The preliminary hearing for Robert Rizzo and others indicted in a Bell corruption scandal is close to completion.
Lawyers at Robert Rizzo's preliminary hearing say the former Bell city manager didn't do anything illegal. That hearing is now very close to wrapping up.
James Spertus, attorney for Rizzo says his client never broke the law, despite a huge salary, perks, benefits and alleged corruption.
Final arguments did wrap up Wednesday afternoon. The prosecution said all counts must stand.
"We want our money back, we want them to go to jail," said Bell resident Donna Gannon.
Bell residents denounce their disgraced city leaders. Prosecutors charged the four former city officials with a total of 61 felony counts.
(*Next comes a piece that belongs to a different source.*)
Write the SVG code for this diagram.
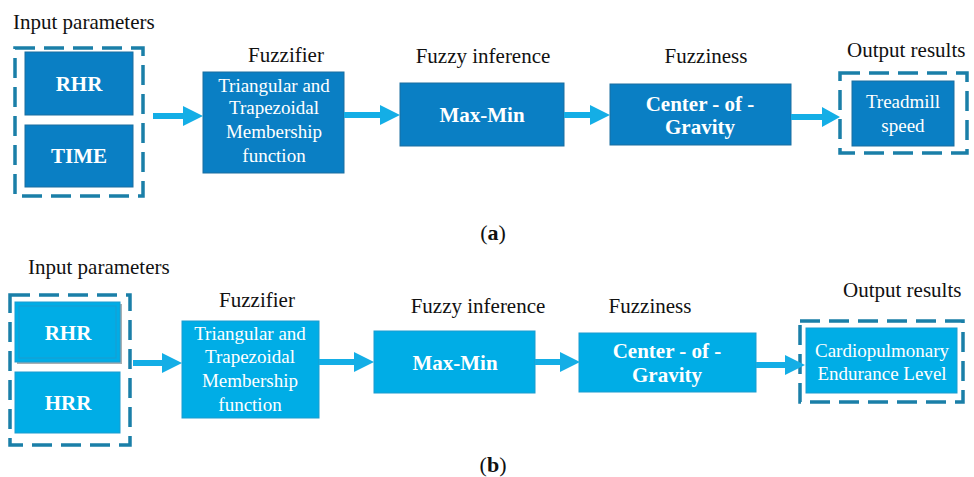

Fifty-four charges target former Bell City Manager Robert Rizzo, a "godfather" figure, according to the district attorney, who authorized loans to buy loyalty.
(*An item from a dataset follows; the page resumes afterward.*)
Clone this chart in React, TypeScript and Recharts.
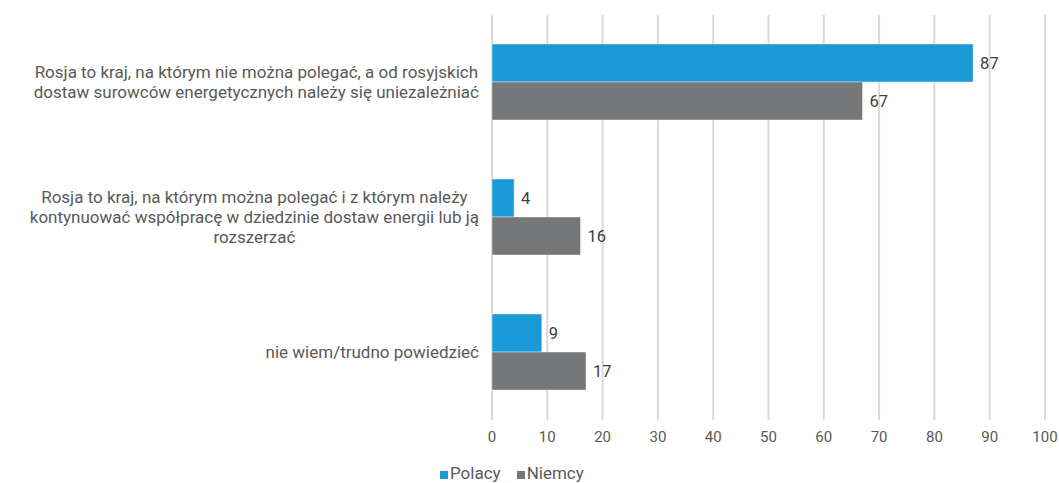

"Money is power and Mr. Rizzo used the city's money to gain power for himself to take control of that city, and to run that city exactly the way he wanted it run," said prosecutor Sean Hassett.
The defense contends that the loans were really administrative agreements that allowed employees to borrow against accrued vacation time. The money was paid back with interest in a program to retain valued workers.
"Mr. Rizzo is not concocting some devious scheme to profit himself. He's trying to keep a qualified workforce," said Spertus. "He's approving the distribution to employees of their own money, and he's behaving in a manner consistent with the custom and practice of the city of Bell for decades."
The defense for Rizzo's assistant, Angela Spaccia, who faces four counts: She received a legitimate city-funded loan. She did not authorize any loans as she didn't have that power.
"Yet it was Mr. Rizzo and Mr. Rizzo alone who alone had control over the city's funds," said Spaccia's defense attorney, Russ Petty.
Former Bell City Councilman Luis Artiga faces two counts, and former Mayor Oscar Hernandez faces a single count for receiving a loan.
Prosecutors say the defendants as officials had a special responsibility to protect Bell's money.
"[Hernandez] had nothing to do with the implementation of the loan program," said Stanley Friedman, Hernandez's defense attorney. "He was just one of at least 44 borrowers, four of whom were the police chiefs or at some point police chief of the city of Bell."
But the prosecutor accuses Rizzo of building power by ensuring top city leaders were beholden to him
"He also wanted to make sure nobody was in a position to stop him when he came down to payroll and demanded more and more of the city's money," said Hassett.
The judge in the hearing says that 9 a.m. Thursday, he will have a decision on whether all four former city officials should be held over for a full trail on all 61 counts.